Conventional superconductivity in single-crystalline BiPt

TL;DR

BiPt is shown to host conventional, fully gapped $s$-wave superconductivity in the dirty limit with a bulk $T_c$ of about $T_c \approx 1.2\ \mathrm{K}$. A comprehensive set of bulk and microscopic probes (XRD, neutron pole figures, HAADF-STEM/EDS, magnetization, resistivity, heat capacity, $\mu$SR) demonstrates weak type-II behavior, hexagonal anisotropy, and time-reversal symmetry preservation. The data support a phonon-mediated, weakly coupled pairing mechanism with a hexagonal, multi-band electronic structure, providing a clean, topologically trivial benchmark for comparing Bi-based superconductors. Overall, BiPt serves as a crucial reference system for understanding pairing and topology in related Bi-Pd/Pt compounds and for disentangling conventional and topological superconductivity in this material family.

Abstract

Binary Bi-Pd/Pt systems have attracted a lot of interest because of their topologically non-trivial nature along with superconductivity. We report the structural and superconducting properties of high-quality single-crystalline BiPt using a comprehensive range of experimental techniques, including X-ray diffraction, electron microscopy, muon spin rotation/relaxation (μSR), magnetization, resistivity, and heat capacity.

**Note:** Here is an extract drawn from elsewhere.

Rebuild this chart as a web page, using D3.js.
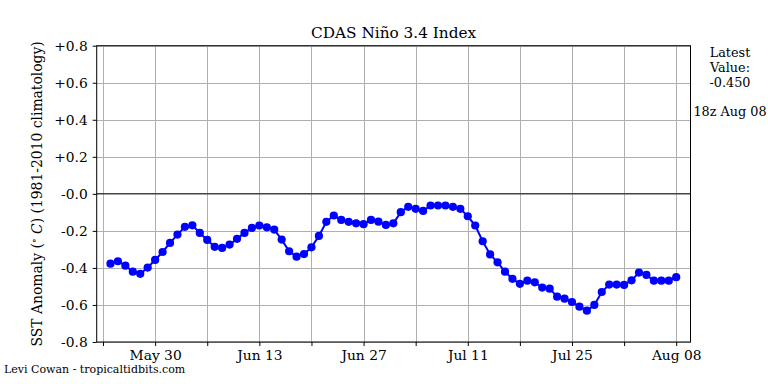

Our findings establish that BiPt is a weak type-II superconductor with a transition temperature (Tc) of 1.2 K which exhibits pronounced anisotropic superconducting characteristics attributed to its hexagonal crystal structure. Magnetization and electronic transport studies reveal that BiPt lies within the dirty limit, while μSR and heat capacity data indicate conventional s-wave superconductivity that maintains time-reversal symmetry. This work provides valuable insights into the pairing symmetry and superconducting mechanism of topologically trivial BiPt, a sound comparison system for other Bi-based topologically nontrivial superconductors.

Figures (5)

• Figure 1: Structural characterization of BiPt. (a) Powder XRD pattern confirms that BiPt crystallizes in a hexagonal crystal structure with space group P6$_3$/mmc (194) [Inset] Laue back reflection spectra of <001> plane clearly shows a six-fold symmetry as expected, confirming the high quality of the crystal. (b) Crystal structure of BiPt with Pt forming the hexagonal plane. (c) Plot of the neutron pole figure measurement performed on a 5 g piece of BiPt is shown. The data correspond to the (1,0,0)/(0,1,0) Bragg peak, which has a multiplicity of six. The three strong peaks shown here are consistent with one dominant grain, confirming the single crystallinity of the modified Bridgeman-grown sample. (d) Comparison of HAADF STEM with the EDX image which confirms single crystallinity and phase purity at the microscopic level. The HAADF STEM image of the <001> plane of BiPt shows a sharp contrast between Bi and Pt elements forming the hexagons.
• Figure 2: (a) ZFC and FC plot showing T$_c$ at 1.25(4) K (b) Temperature dependence of H$_{c1}$ and Ginzburg-Landau fits along and perpendicular to the c axis of a hexagonal crystal measured on a sphere. The inset shows a representative magnetization (M) versus field (H) plot, which is used to estimate the $H_{c1}$ (c) Temperature dependence of H$_{c2}$ along and perpendicular to the $c$-axis of BiPt crystal.
• Figure 3: Resistivity and heat capacity data. (a) Resistivity with current perpendicular and parallel to the $c$-axis is shown. Here, the dashed lines represent the Bloch-Grüneisen model fit of the resistivity.[inset] The expanded low-temperature region displays a transition from a resistive to a superconducting state at about 1.2 K (b) The resistivity deviates from quadratic behavior at around 35 K. (c) Electronic specific heat as a function of the temperature. [Inset] The specific heat in field of 0.1 T shows the absence of the superconducting transition.
• Figure 4: Results of the transverse field $\mu$SR measurements performed on single crystalline BiPt with 4.2 mT and 9.8 mT fields along the $c$-axis. (a) The temperature dependence of the inverse penetration depth square in the ab-plane and its $s$-wave fit when the fields were applied along the $c$-axis. The penetration depth was obtained from the fits of TF data with the iterative GL model. (b) The Fourier transform of the TF-SR data shows the comparison field distribution in the ab-plane when the out-of-plane field is applied below (blue) and above (dark yellow) the superconducting transition (c) The asymmetry spectra show increased relaxation upon cooling below the superconducting transition due to the formation of flux line lattice (FLL).
• Figure 5: (a) Zero-field $\mu$SR spectra above and below the superconducting transition, where the initial muon polarization was parallel to the $c$-axis. The spectra remain unchanged within the resolution of $\mu$SR, as evident from the relaxation rate parameters (b) $\Lambda$ and (c) $\Delta$, which do not show any systematic increase below T$_c$. This suggests that time-reversal symmetry is preserved in BiPt.